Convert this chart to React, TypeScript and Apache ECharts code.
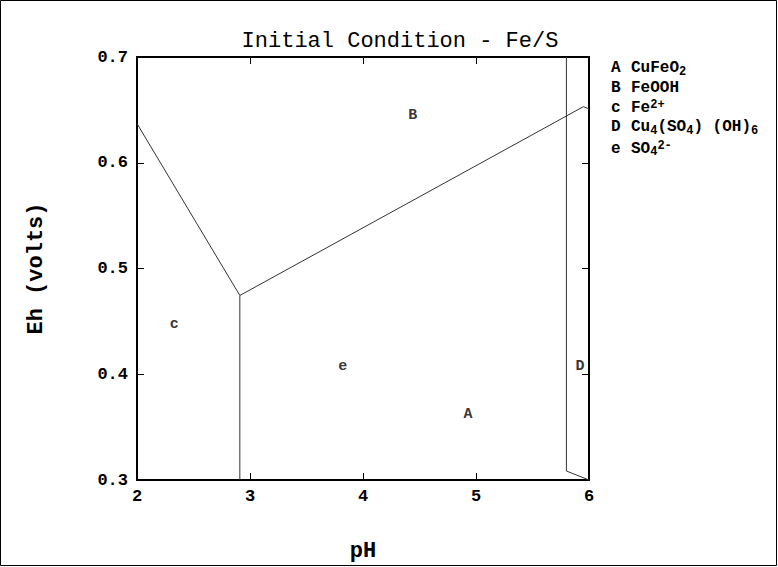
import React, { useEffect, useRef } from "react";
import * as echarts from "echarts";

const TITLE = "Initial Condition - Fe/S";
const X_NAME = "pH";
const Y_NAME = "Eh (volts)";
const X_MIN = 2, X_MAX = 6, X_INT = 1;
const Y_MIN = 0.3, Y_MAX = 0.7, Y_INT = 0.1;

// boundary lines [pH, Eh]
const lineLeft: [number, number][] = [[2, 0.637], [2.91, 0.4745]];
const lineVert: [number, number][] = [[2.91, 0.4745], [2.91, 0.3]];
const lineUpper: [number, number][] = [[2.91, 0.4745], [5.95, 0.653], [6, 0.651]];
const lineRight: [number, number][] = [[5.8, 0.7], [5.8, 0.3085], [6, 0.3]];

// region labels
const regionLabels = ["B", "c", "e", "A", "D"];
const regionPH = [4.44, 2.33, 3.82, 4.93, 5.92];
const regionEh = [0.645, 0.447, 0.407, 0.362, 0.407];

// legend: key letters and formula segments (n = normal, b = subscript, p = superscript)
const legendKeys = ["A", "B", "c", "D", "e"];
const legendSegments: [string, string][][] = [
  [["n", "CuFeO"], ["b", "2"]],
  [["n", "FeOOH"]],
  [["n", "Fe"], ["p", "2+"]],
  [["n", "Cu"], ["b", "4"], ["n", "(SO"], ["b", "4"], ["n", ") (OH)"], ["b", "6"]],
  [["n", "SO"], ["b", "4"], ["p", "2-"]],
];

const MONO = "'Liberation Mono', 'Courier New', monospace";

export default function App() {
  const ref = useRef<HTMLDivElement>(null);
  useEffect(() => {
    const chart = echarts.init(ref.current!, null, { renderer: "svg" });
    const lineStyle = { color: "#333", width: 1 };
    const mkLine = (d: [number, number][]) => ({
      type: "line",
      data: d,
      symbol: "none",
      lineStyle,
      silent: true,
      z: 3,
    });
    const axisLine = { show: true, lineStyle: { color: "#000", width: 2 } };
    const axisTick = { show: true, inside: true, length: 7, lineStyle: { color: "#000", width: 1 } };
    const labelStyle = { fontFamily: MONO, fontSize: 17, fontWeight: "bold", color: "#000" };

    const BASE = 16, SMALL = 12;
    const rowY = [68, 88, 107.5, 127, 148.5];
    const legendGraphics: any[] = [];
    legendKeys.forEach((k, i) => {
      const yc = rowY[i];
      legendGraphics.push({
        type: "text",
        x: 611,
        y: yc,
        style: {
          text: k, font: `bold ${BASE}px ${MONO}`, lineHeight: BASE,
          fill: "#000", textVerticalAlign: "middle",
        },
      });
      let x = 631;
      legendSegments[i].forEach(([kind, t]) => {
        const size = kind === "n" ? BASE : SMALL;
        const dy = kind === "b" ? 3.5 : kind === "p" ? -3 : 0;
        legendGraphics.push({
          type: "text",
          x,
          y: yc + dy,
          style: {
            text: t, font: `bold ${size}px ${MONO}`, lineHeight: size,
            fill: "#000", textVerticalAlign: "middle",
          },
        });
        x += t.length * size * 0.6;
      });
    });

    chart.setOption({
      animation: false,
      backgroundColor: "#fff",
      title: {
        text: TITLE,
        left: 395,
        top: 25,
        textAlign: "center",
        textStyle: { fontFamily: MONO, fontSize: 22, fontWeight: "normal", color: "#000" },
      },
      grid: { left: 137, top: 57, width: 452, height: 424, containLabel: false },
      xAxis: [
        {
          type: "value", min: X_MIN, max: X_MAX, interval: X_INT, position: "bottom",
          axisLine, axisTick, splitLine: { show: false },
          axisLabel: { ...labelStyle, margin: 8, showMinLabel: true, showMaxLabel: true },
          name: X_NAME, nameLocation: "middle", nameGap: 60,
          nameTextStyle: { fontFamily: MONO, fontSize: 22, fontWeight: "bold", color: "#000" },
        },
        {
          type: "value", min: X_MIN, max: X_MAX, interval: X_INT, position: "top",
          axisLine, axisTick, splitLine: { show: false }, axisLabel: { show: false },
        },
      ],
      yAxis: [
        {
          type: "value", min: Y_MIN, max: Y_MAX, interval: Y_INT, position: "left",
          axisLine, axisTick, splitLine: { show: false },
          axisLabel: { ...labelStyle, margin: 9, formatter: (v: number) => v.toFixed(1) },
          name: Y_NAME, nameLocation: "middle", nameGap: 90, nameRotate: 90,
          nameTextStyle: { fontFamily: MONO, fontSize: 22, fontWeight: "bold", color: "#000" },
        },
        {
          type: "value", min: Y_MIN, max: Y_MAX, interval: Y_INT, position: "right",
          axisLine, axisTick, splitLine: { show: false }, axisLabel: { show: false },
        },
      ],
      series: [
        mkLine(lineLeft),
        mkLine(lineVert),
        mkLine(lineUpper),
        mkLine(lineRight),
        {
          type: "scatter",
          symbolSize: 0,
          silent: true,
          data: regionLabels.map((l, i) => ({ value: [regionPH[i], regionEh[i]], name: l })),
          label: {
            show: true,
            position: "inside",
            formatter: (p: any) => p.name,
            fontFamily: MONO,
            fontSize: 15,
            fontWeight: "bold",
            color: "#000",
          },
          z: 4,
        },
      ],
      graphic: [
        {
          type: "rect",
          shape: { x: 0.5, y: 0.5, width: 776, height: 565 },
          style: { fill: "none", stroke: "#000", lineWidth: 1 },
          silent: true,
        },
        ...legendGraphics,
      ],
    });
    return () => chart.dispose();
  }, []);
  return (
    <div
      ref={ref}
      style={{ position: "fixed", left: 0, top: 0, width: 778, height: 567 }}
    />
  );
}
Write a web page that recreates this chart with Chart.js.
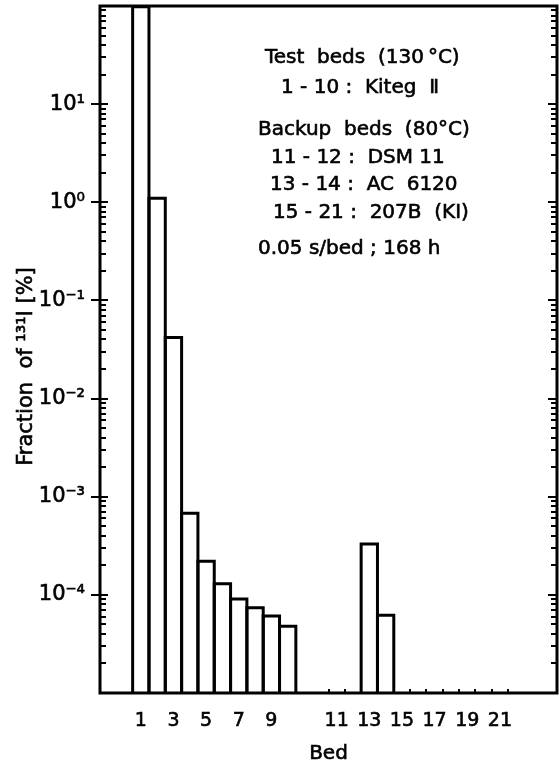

§ EXERCISE TASK: State the count of lines that contain the string "this". Nothing else is needed.

§ FULL SOLUTION: 2